Geography and ethics: placing life in the space of reasons

Following on from a recent post about the first of three progress reports on Geography and Ethics for Progress in Human Geography, the second of these is now published on-line here – it will be published in a print edition subsequently. This report considers the relevance to geography and cognate fields worried about ‘space’, which have tended recently to derive ‘ethics’ as a kind of excess from poststructuralized ontologies, of discussions amongst philosophers who don’t normally show up under the heading of ‘Continental Philosophy’, who have been busy debating issues of naturalism, intentionality, mindedness, embodiment, and normativity in interesting and challenging ways – thinkers like John McDowell, recently in debate with Hubert Dreyfus, Robert Pippin, Robert Brandom, Stanley Cavell.

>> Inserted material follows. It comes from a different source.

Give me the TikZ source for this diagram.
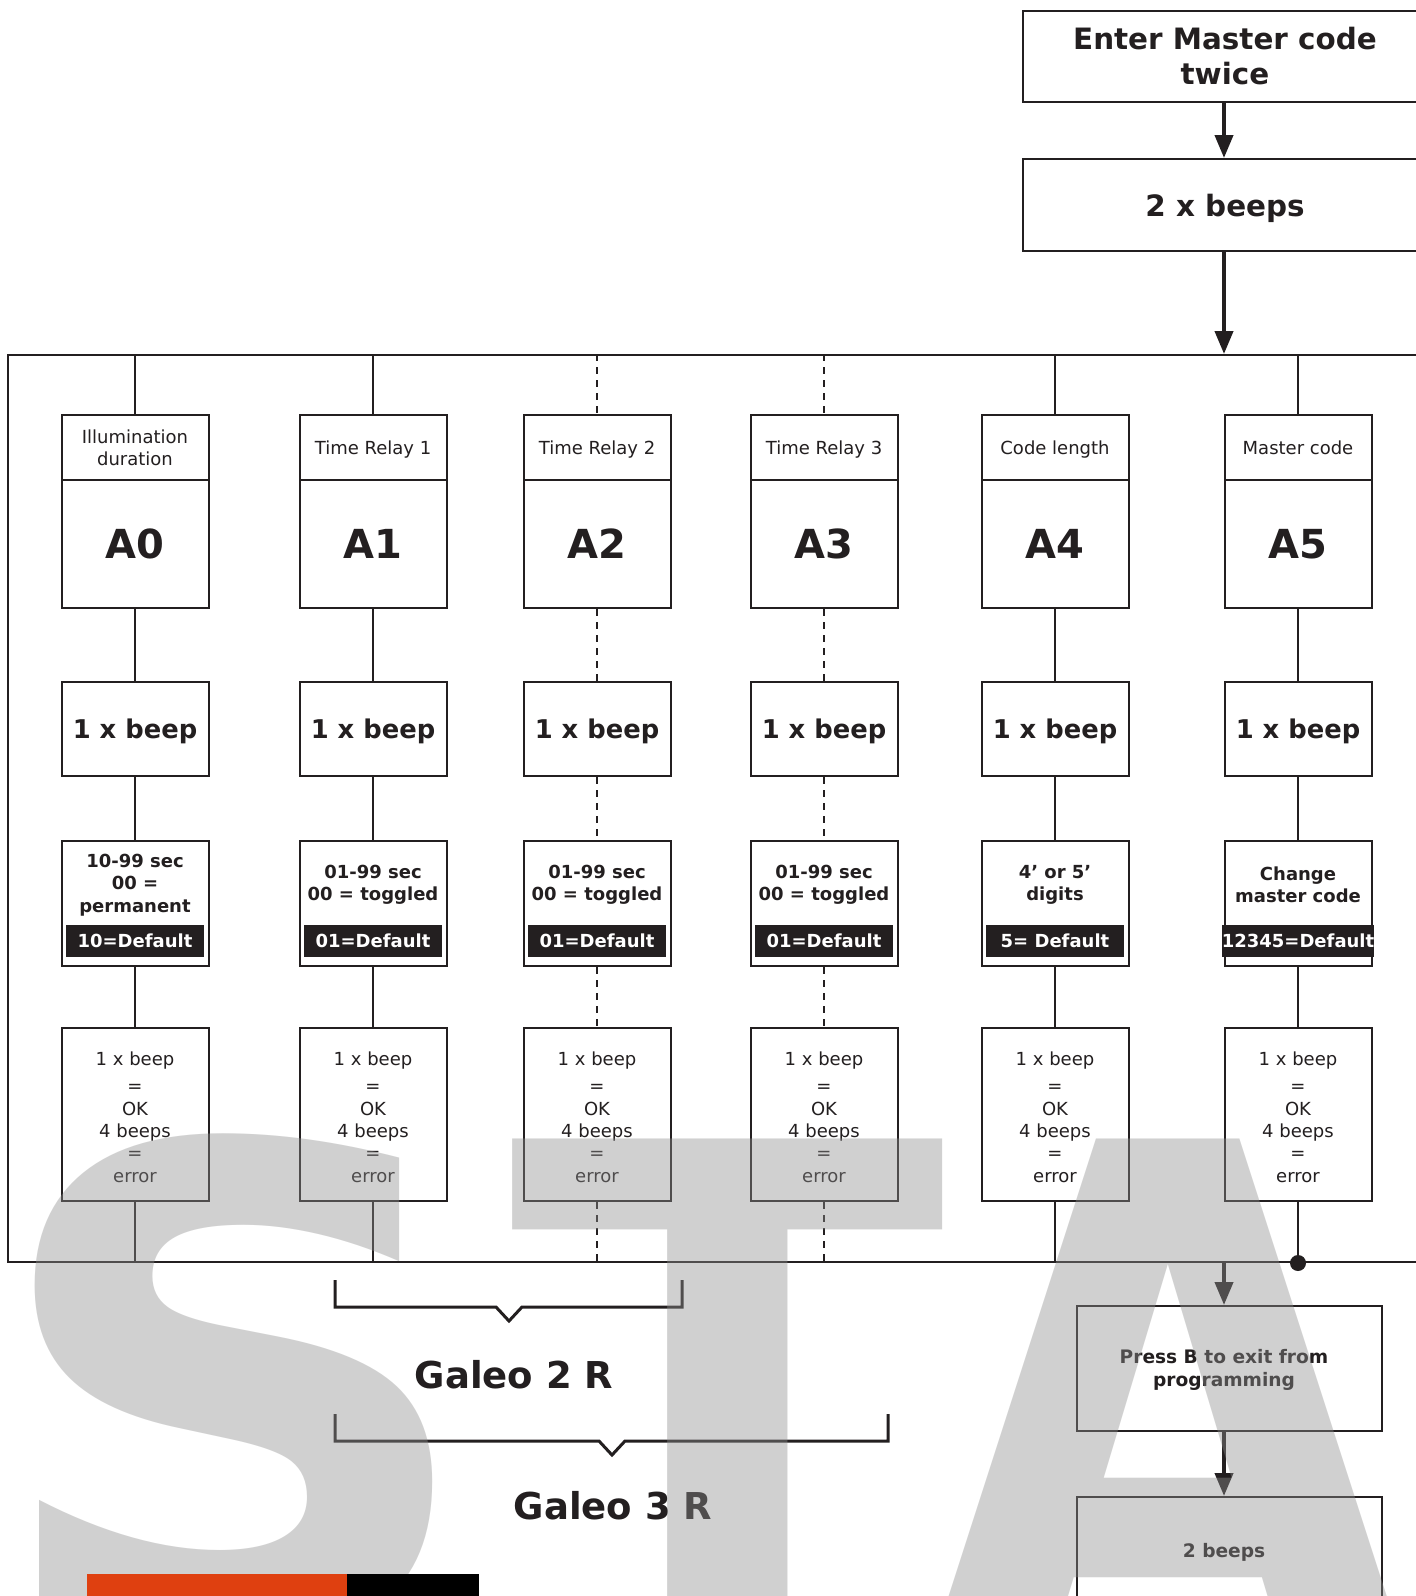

This range of work focuses on the ordinary ways in which normativity inhabits and shapes our practices – so it overlaps in some interesting ways with the social theory projects of, for example, Andrew Sayer, Axel Honneth, and Luc Boltanski, and some others, floating around at the edges of geography debates, but again, not quite managing to become central to those debates – I’ll try to explain how and why in the final one of these reports, which I have to write later this year. And try to do so in about 3000 words. Here is the abstract for the second piece:

“Discussions of ethics in recent human geography have been strongly inflected by readings of so-called ‘Continental Philosophy’. The ascendancy of this style of theorizing is marked by a tendency to stake ethical claims on ontological assertions, which effectively close down serious consideration of the problem of normativity in social science. Recent work on practical reason emerging from so-called ‘Analytical’ philosophy presents a series of challenges to how geographers approach the relationships between space, ethics, and power. This work revolves around attempts to displace long-standing dualisms between naturalism and normativity, by blurring boundaries between forms of action and knowledge which belong to a ‘space of causality’ and those that are placed in a ‘space of reasons’. The relevance of this blurring to geography is illustrated by reference to recent debates about the relationships between rationality and habit in unreflective action. Ongoing developments in this tradition of philosophy provide resources for strengthening a nascent strand of work on the geographies of practical reason that is evident in work on ethnomethodology, behaviour change, and geographies of action.”